A tout juste 23 ans, il passerait presque pour un vieux briscard. Rappelez-vous l’image de son occiput ensanglanté après son but contre la Corée en Coupe du monde. C’est si loin… mais si proche également.

La Ligue A avec Servette en Suisse, la première Ligue anglaise avec Arsenal, la Ligue des Champions, l’équipe nationale, le Championnat du monde et bientôt l’Euro, Philippe Senderos engrange de l’expérience à tour de cuisse.

«Pour arriver où je suis – et j’espère que ce n’est qu’un début – j’ai dû bosser, admet-il. J’ai des qualités, mais je n’ai jamais été le plus talentueux. La différence, je l’ai toujours faite au niveau du cœur, par ma discipline et mon travail.»

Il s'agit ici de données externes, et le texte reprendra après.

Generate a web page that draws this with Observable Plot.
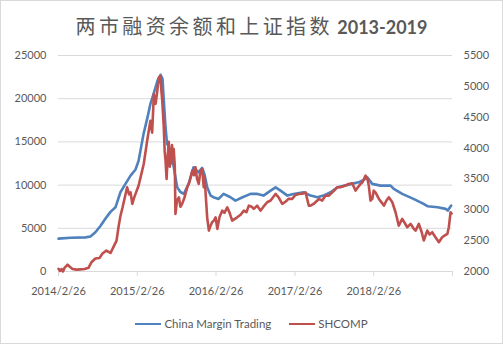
<!DOCTYPE html>
<html>
<head>
<meta charset="utf-8">
<script src="https://cdn.jsdelivr.net/npm/d3@7"></script>
<script src="https://cdn.jsdelivr.net/npm/@observablehq/plot@0.6"></script>
<style>
  html, body { margin: 0; padding: 0; background: #fff; }
  #wrap { position: relative; width: 503px; height: 344px; background: #fff; overflow: hidden; }
  #frame { position: absolute; left: 0; top: 0; width: 503px; height: 344px; box-sizing: border-box; border: 1px solid #d9d9d9; pointer-events: none; }
  #title { position: absolute; left: 0; top: 14px; width: 503px; text-align: center; line-height: 24px; white-space: nowrap; color: #595959; }
  #title .cjk { font-family: "Noto Sans CJK SC", sans-serif; font-size: 20px; letter-spacing: 3.4px; }
  #title .num { font-family: Lato, sans-serif; font-size: 18px; font-weight: bold; }
  #plot { position: absolute; left: 0; top: 44px; }
  #legend { position: absolute; left: 0; top: 316px; width: 503px; text-align: center; font-family: Lato, sans-serif; font-size: 11.5px; color: #595959; line-height: 16px; white-space: nowrap; }
  #legend .item { display: inline-block; margin: 0 9px; }
  #legend .sw { display: inline-block; width: 26px; height: 2px; vertical-align: middle; margin-right: 3px; position: relative; top: -1px; }
</style>
</head>
<body>
<div id="wrap">
  <div id="title"><span class="cjk">两市融资余额和上证指数</span><span class="num"> 2013-2019</span></div>
  <div id="plot"></div>
  <div id="legend"></div>
  <div id="frame"></div>
</div>
<script>
// ---- Data ----
const seriesNames = ["China Margin Trading", "SHCOMP"];
const seriesColors = ["#4F81BD", "#C0504D"];

const marginDates = [
  "2014-02-26","2014-04-23","2014-07-01","2014-07-24","2014-08-16","2014-09-09","2014-10-02","2014-10-25",
  "2014-11-17","2014-12-10","2015-01-03","2015-01-26","2015-02-18","2015-03-04","2015-03-27","2015-04-15",
  "2015-04-28","2015-05-12","2015-05-31","2015-06-14","2015-06-23","2015-06-30","2015-07-07","2015-07-14",
  "2015-07-25","2015-08-08","2015-08-30","2015-09-14","2015-09-30","2015-10-22","2015-11-14","2015-12-07",
  "2015-12-24","2016-01-04","2016-01-16","2016-02-01","2016-02-14","2016-03-09","2016-04-01","2016-05-03",
  "2016-05-26","2016-06-28","2016-08-04","2016-09-05","2016-10-03","2016-11-05","2016-11-28","2016-12-21",
  "2017-01-22","2017-02-19","2017-04-07","2017-05-09","2017-06-10","2017-07-08","2017-08-10","2017-09-11",
  "2017-10-14","2017-11-15","2017-12-18","2018-01-10","2018-01-27","2018-02-19","2018-03-29","2018-05-15",
  "2018-05-30","2018-07-08","2018-08-29","2018-10-15","2018-11-02","2018-12-19","2019-01-25","2019-02-04",
  "2019-02-20"
];
const marginValues = [
  3800,3900,3950,4050,4540,5300,6130,6900,
  7430,9170,10170,11100,11800,12800,15900,17900,
  19400,20500,22100,22770,22300,19400,16700,14800,
  14300,13000,9750,9200,8980,10140,12070,11480,
  11990,11200,9745,8785,8600,8400,8980,8590,
  8210,8590,8980,8980,8785,9360,9745,9360,
  8785,8980,9170,8785,8590,8785,9170,9745,
  9940,10140,10320,10600,10900,10140,9940,9940,
  9560,8980,8400,7830,7560,7440,7250,7050,
  7630
];

const shcompDates = [
  "2014-02-26","2014-03-05","2014-03-12","2014-03-19","2014-03-26","2014-04-09","2014-04-18","2014-05-02","2014-05-20","2014-06-08",
  "2014-06-27","2014-07-15","2014-07-29","2014-08-16","2014-09-04","2014-09-18","2014-10-06","2014-10-25",
  "2014-11-08","2014-11-22","2014-12-01","2014-12-10","2014-12-20","2014-12-29","2015-01-10","2015-01-19",
  "2015-01-26","2015-02-03","2015-02-09","2015-02-18","2015-03-04","2015-03-15","2015-03-28","2015-04-13",
  "2015-04-28","2015-05-06","2015-05-14","2015-05-22","2015-05-29","2015-06-06","2015-06-14","2015-06-18","2015-06-22","2015-06-29",
  "2015-07-03","2015-07-07","2015-07-12","2015-07-16","2015-07-22","2015-07-27","2015-07-30","2015-08-03","2015-08-06","2015-08-10","2015-08-14","2015-08-19","2015-08-22",
  "2015-08-29","2015-09-07","2015-09-14","2015-09-22","2015-10-03","2015-10-16","2015-10-26","2015-11-08",
  "2015-11-16","2015-11-23","2015-11-30","2015-12-08","2015-12-16","2015-12-24","2015-12-31","2016-01-04","2016-01-08",
  "2016-01-16","2016-01-24","2016-01-29","2016-02-08","2016-02-16","2016-02-24","2016-03-03","2016-03-13",
  "2016-03-26","2016-04-05","2016-04-18","2016-04-29","2016-05-11","2016-05-22","2016-06-03","2016-06-19",
  "2016-07-04","2016-07-16","2016-07-27","2016-08-09","2016-08-19","2016-09-04","2016-09-19","2016-10-03",
  "2016-10-20","2016-11-05","2016-11-28","2016-12-12","2016-12-29","2017-01-13","2017-01-27","2017-02-13",
  "2017-02-28","2017-03-16","2017-04-01","2017-04-16","2017-05-01","2017-05-09","2017-05-23","2017-06-17",
  "2017-07-02","2017-07-18","2017-08-02","2017-08-18","2017-09-10","2017-09-25","2017-10-18","2017-11-01",
  "2017-11-18","2017-12-04","2017-12-18","2017-12-27","2018-01-05","2018-01-19","2018-01-28","2018-02-03",
  "2018-02-11","2018-02-19","2018-02-26","2018-03-06","2018-03-22","2018-04-03","2018-04-14","2018-04-26",
  "2018-05-07","2018-05-23","2018-06-07","2018-06-22","2018-07-08","2018-07-19","2018-07-31","2018-08-16",
  "2018-08-29","2018-09-08","2018-09-23","2018-10-06","2018-10-16","2018-11-01","2018-11-12","2018-11-24",
  "2018-12-09","2018-12-25","2019-01-09","2019-01-20","2019-02-02","2019-02-09","2019-02-17","2019-02-22"
];
const shcompValues = [
  2044,2010,2040,2000,2060,2110,2080,2040,2030,2035,
  2040,2060,2150,2210,2220,2290,2340,2300,
  2400,2500,2717,2900,3040,3180,3365,3250,
  3283,3095,3170,3257,3390,3550,3742,4120,
  4443,4250,4874,4717,4900,5143,5166,4920,4767,4340,
  3950,3800,3500,3800,4100,3700,3960,3750,4050,3850,3985,3700,2933,
  3150,3202,3050,3095,3200,3365,3450,3634,
  3560,3688,3500,3420,3634,3660,3365,3540,3311,
  2878,2663,2720,2798,2825,2878,2690,2880,
  2987,2950,3040,2950,2825,2850,2878,2920,
  2987,2960,3068,3050,3014,3068,2987,3050,
  3122,3150,3257,3200,3095,3130,3176,3176,
  3240,3257,3260,3283,3068,3068,3095,3176,
  3149,3230,3230,3283,3365,3365,3392,3419,
  3430,3311,3380,3419,3445,3553,3500,3392,
  3149,3176,3311,3283,3176,3120,3068,3150,
  3203,3122,2960,2744,2852,2790,2717,2771,
  2700,2663,2771,2640,2502,2663,2600,2636,
  2555,2474,2555,2580,2609,2717,2960,2940
];

const leftTicks = [0, 5000, 10000, 15000, 20000, 25000];
const rightTicks = [2000, 2500, 3000, 3500, 4000, 4500, 5000, 5500];
const xTickDates = ["2014-02-26","2015-02-26","2016-02-26","2017-02-26","2018-02-26","2019-02-26"];
const xTickLabels = ["2014/2/26","2015/2/26","2016/2/26","2017/2/26","2018/2/26"];

// ---- Build tables ----
const leftMax = 25000, rightMin = 2000, rightMax = 5500;
const toLeft = v => (v - rightMin) / (rightMax - rightMin) * leftMax;
const fromLeft = y => Math.round(y / leftMax * (rightMax - rightMin) + rightMin);

const margin = marginDates.map((d, i) => ({date: new Date(d), value: marginValues[i]}));
const shcomp = shcompDates.map((d, i) => ({date: new Date(d), value: shcompValues[i]}));
const xTicks = xTickDates.map(d => new Date(d));
const labelMap = new Map(xTicks.map((d, i) => [+d, xTickLabels[i] ?? ""]));

const chart = Plot.plot({
  width: 503,
  height: 260,
  marginLeft: 58,
  marginRight: 51,
  marginTop: 11,
  marginBottom: 33,
  style: {fontFamily: "Lato, sans-serif", fontSize: "11px", color: "#595959", background: "transparent"},
  x: {type: "utc", domain: [xTicks[0], xTicks[xTicks.length - 1]]},
  y: {domain: [0, leftMax]},
  marks: [
    Plot.gridY(leftTicks, {stroke: "#d9d9d9", strokeOpacity: 1}),
    Plot.axisY(leftTicks, {anchor: "left", tickSize: 0, tickPadding: 12, fill: "#595959", tickFormat: d => String(d), label: null}),
    Plot.axisY(rightTicks.map(toLeft), {anchor: "right", tickSize: 0, tickPadding: 11, fill: "#595959", tickFormat: d => String(fromLeft(d)), label: null}),
    Plot.axisX(xTicks, {anchor: "bottom", tickSize: 5, tickPadding: 11, stroke: "#d9d9d9", fill: "#595959", tickFormat: d => labelMap.get(+d), label: null}),
    Plot.line(margin, {x: "date", y: "value", stroke: seriesColors[0], strokeWidth: 2.6, strokeLinejoin: "round"}),
    Plot.line(shcomp, {x: "date", y: d => toLeft(d.value), stroke: seriesColors[1], strokeWidth: 2.6, strokeLinejoin: "round"})
  ]
});
document.getElementById("plot").appendChild(chart);

const legend = document.getElementById("legend");
seriesNames.forEach((name, i) => {
  const item = document.createElement("span");
  item.className = "item";
  const sw = document.createElement("span");
  sw.className = "sw";
  sw.style.background = seriesColors[i];
  item.appendChild(sw);
  item.appendChild(document.createTextNode(name));
  legend.appendChild(item);
});
</script>
</body>
</html>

Philippe Senderos a besoin d’un rythme régulier, de se reposer énormément pour être performant: «Parce que le sport au niveau auquel nous le pratiquons n’est pas forcément bon pour la santé. Nous jouons tous les trois jours et brûler la chandelle par les deux bouts est dangereux.»

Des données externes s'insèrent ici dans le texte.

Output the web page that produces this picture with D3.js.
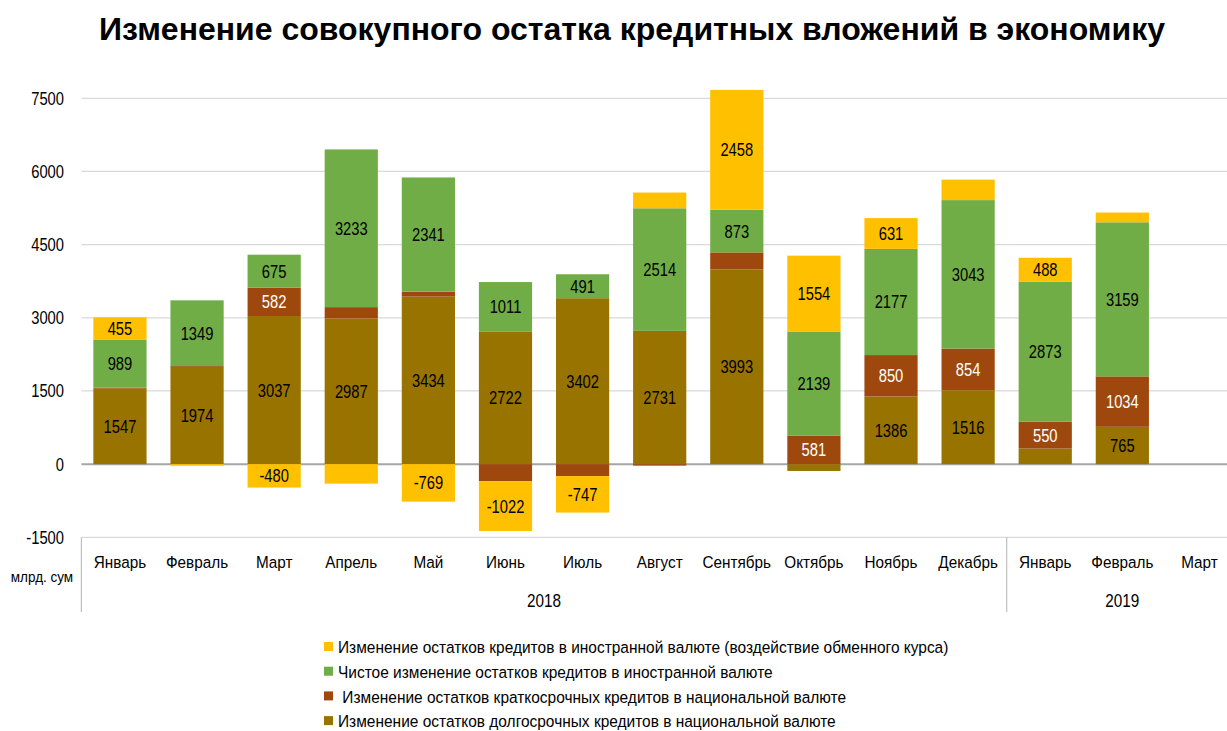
<!DOCTYPE html>
<html>
<head>
<meta charset="utf-8">
<script src="https://cdn.jsdelivr.net/npm/d3@7"></script>
<style>
  body { margin: 0; background: #fff; }
  svg text { font-family: "Liberation Sans", Arial, sans-serif; }
  .title { font-weight: bold; }
</style>
</head>
<body>
<svg id="chart" width="1227" height="731"></svg>
<script>
// months along the category axis
const months = ["Январь", "Февраль", "Март", "Апрель", "Май", "Июнь", "Июль", "Август",
  "Сентябрь", "Октябрь", "Ноябрь", "Декабрь", "Январь", "Февраль", "Март"];
const years = [{ label: "2018", from: 0, to: 12 }, { label: "2019", from: 12, to: 15 }];

// series values, bottom of the stack first
const longTerm  = [1547, 1974, 3037, 2987, 3434, 2722, 3402, 2731, 3993, -140, 1386, 1516, 320, 765, 0];
const shortTerm = [20, 35, 582, 232, 102, -348, -246, -30, 348, 581, 850, 854, 550, 1034, 0];
const netForeign = [989, 1349, 675, 3233, 2341, 1011, 491, 2514, 873, 2139, 2177, 3043, 2873, 3159, 0];
const exchangeEffect = [455, -30, -480, -400, -769, -1022, -747, 323, 2458, 1554, 631, 420, 488, 200, 0];

const yTicks = [-1500, 0, 1500, 3000, 4500, 6000, 7500];

const seriesNames = [
  "Изменение остатков долгосрочных кредитов в национальной валюте",
  " Изменение остатков краткосрочных кредитов в национальной валюте",
  "Чистое изменение остатков кредитов в иностранной валюте",
  "Изменение остатков кредитов в иностранной валюте (воздействие обменного курса)"
];
const seriesColors = ["#997300", "#9e480e", "#70ad47", "#ffc000"];
const labelColors = ["#000", "#fff", "#000", "#000"];

const svg = d3.select("#chart");

const x = d3.scaleBand().domain(d3.range(months.length)).range([81.4, 1238]).paddingInner(0.31).paddingOuter(0.155);
const y = d3.scaleLinear().domain([-1500, 7500]).range([537.3, 98.3]);

// no narrow font is installed, so squeeze the text horizontally
const place = (px, py, sx) => `translate(${px},${py}) scale(${sx},1)`;

// title
svg.append("text")
  .attr("class", "title")
  .attr("x", 632).attr("y", 40)
  .attr("text-anchor", "middle")
  .style("font-size", "32px")
  .text("Изменение совокупного остатка кредитных вложений в экономику");

// gridlines
svg.append("g").selectAll("line")
  .data(yTicks)
  .join("line")
  .attr("x1", 81.4).attr("x2", 1227)
  .attr("y1", d => y(d)).attr("y2", d => y(d))
  .attr("stroke", d => d === 0 ? "#a6a6a6" : "#d9d9d9")
  .attr("stroke-width", d => d === 0 ? 2 : 1.2);

// y tick labels
svg.append("g").selectAll("text")
  .data(yTicks)
  .join("text")
  .attr("transform", d => place(64, y(d), 0.82))
  .attr("dy", "0.36em")
  .attr("text-anchor", "end")
  .style("font-size", "18px")
  .attr("fill", "#000")
  .text(d => d);

svg.append("text")
  .attr("transform", place(42, 577, 0.9))
  .attr("dy", "0.36em")
  .attr("text-anchor", "middle")
  .style("font-size", "15px")
  .text("млрд. сум");

// stacked bars
const rows = months.map((m, i) => ({ i, s0: longTerm[i], s1: shortTerm[i], s2: netForeign[i], s3: exchangeEffect[i] }));
const stack = d3.stack().keys(["s0", "s1", "s2", "s3"]).offset(d3.stackOffsetDiverging);
const layers = stack(rows);

const layerG = svg.append("g").selectAll("g")
  .data(layers)
  .join("g")
  .attr("fill", (d, k) => seriesColors[k]);

layerG.selectAll("rect")
  .data(d => d)
  .join("rect")
  .attr("x", d => x(d.data.i))
  .attr("width", x.bandwidth())
  .attr("y", d => y(Math.max(d[0], d[1])))
  .attr("height", d => Math.abs(y(d[0]) - y(d[1])));

// data labels for segments large enough to hold them
layerG.each(function (layer, k) {
  d3.select(this).selectAll("text")
    .data(layer.filter(d => Math.abs(d[1] - d[0]) >= 450))
    .join("text")
    .attr("transform", d => place(x(d.data.i) + x.bandwidth() / 2, y((d[0] + d[1]) / 2), 0.82))
    .attr("dy", "0.36em")
    .attr("text-anchor", "middle")
    .attr("fill", labelColors[k])
    .style("font-size", "18px")
    .text(d => d.data["s" + k]);
});

// category axis
const axisG = svg.append("g");
axisG.selectAll("line.sep")
  .data([0, 12])
  .join("line")
  .attr("x1", d => x.step() * d + 81.4).attr("x2", d => x.step() * d + 81.4)
  .attr("y1", 537.3).attr("y2", 612)
  .attr("stroke", "#bfbfbf").attr("stroke-width", 1.2);

axisG.selectAll("text.month")
  .data(months)
  .join("text")
  .attr("transform", (d, i) => place(x(i) + x.bandwidth() / 2, 562, 0.9))
  .attr("dy", "0.36em")
  .attr("text-anchor", "middle")
  .style("font-size", "17px")
  .text(d => d);

axisG.selectAll("text.year")
  .data(years)
  .join("text")
  .attr("transform", d => place(81.4 + x.step() * (d.from + d.to) / 2, 601, 0.85))
  .attr("dy", "0.36em")
  .attr("text-anchor", "middle")
  .style("font-size", "18px")
  .text(d => d.label);

// legend, top entry is the last series
const legendOrder = [3, 2, 1, 0];
const legend = svg.append("g").selectAll("g")
  .data(legendOrder)
  .join("g")
  .attr("transform", (d, j) => `translate(324, ${647 + j * 24.7})`);
legend.append("rect")
  .attr("x", 0).attr("y", -5).attr("width", 9).attr("height", 9)
  .attr("fill", d => seriesColors[d]);
legend.append("text")
  .attr("transform", place(14, 0, 0.91))
  .attr("dy", "0.36em")
  .style("font-size", "17px")
  .style("white-space", "pre")
  .text(d => seriesNames[d]);
</script>
</body>
</html>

Ensuite, dit celui qui s’est fait un point d’honneur à passer son bac avant de rejoindre l’Angleterre, c’est une question d’éducation et de volonté de savoir ce qu’on veut faire de sa vie.

S’adapter et se battre

Il l’avoue sans ambages, en cinq ans les choses ont bien changé. Il n’a plus beaucoup à voir avec le jeune joueur de 18 ans qui a poussé la porte d’Arsenal, émerveillé par le football anglais, l’effervescence du public d’Highbury et l’éloquence de l’entraîneur français des «Gunners», Arsène Wenger.

«Quand tu arrives jeune dans une équipe du calibre d’Arsenal, tu comprends vite que si tu ne te les sors pas… tu vas laisser passer ta chance», image Philippe Senderos. Avec du recul, les diverses blessures de ses débuts en Angleterre lui ont permis de s’acclimater, de trouver ses marques dans un monde et une culture inconnus.

Vivre avec d’autres jeunes du club dans une famille d’accueil (il a habité avec Johan Djourou et l’Espagnol Cesc Fabregas), puis prendre un appartement seul, passer son permis de conduire et s’acheter sa première voiture, apprendre la langue, connaître Londres, tout cela prend du temps. Surtout qu’avant cette expérience londonienne, il n’avait jamais quitté le cocon familial.

Mais aujourd’hui, Philippe Senderos se sent chez lui dans la capitale anglaise. Et cela même s’il reste très fier d’être Genevois et que sa famille, son frère, et la plupart de ses amis, habitent dans la Cité de Calvin.

C’est d’ailleurs là qu’il retourne pour se ressourcer. Pour couper avec le monde du foot. Mais aussi en Espagne, dans le petit village perdu où son père a vu le jour près de Guadalajara ou à Madrid, pour embrasser ses cousins.

Pour le reste, il y a les moyens modernes de communication – e-mail, sms et téléphone mobile. «J’appelle souvent mon pote Luol Deng qui joue en NBA avec les Bulls de Chicago, conclut Philippe Senderos. Nous avons le même âge, le même métier et les mêmes préoccupations. C’est important pour moi de pouvoir partager et échanger avec quelqu’un qui vit exactement les mêmes choses que moi.»

swissinfo, Mathias Froidevaux à Londres

Date et lieu de naissance: Genève le 14 février 1985
Position sur le terrain: défenseur central
Clubs: Servette (2001-2003), Arsenal dès 2003 (premier match le 27 octobre 2004)
Equipe de Suisse: Champion d’Europe moins de 17 ans en 2002 et premier match avec l’équipe A le 26 mars 2005 à Paris contre la France (match nul 1-1), 24 titularisations et 3 but (fin 2007).
Philippte Senderos a fait partie de l’équipe de Suisse lors du Mondial en Allemagne.

Arsenal est un club de football fondé en 1886 par les ouvriers de l’usine d’armement Royal Arsenal. C’est de là que les joueurs du club tirent leur surnom de Gunners (canonniers).

Arsenal a remporté 13 titres de champion d’Angleterre et a remporté la Coupe à dix reprises. Au niveau européen, Arsenal a son nom inscrit au palmarès de la Coupe d’Europe des vainqueurs de Coupe (1994) et sur une Coupe UEFA (1970).

En 2006, le club londonien est passé à un cheveu de s’octroyer la Ligue des Champions puisqu’il n’a été battu qu’en finale par le FC Barcelone (1-2).

Arsenal – actuel leader du championnat anglais -est dirigé depuis plus de dix ans par l’entraîneur français Arsène Wenger. C’est lui qui a fait venir Philippe Senderos et Johan Djourou. Le club dispose depuis 2006 d’un tout nouveau stade de 60’000 places, l’Emirate Stadium.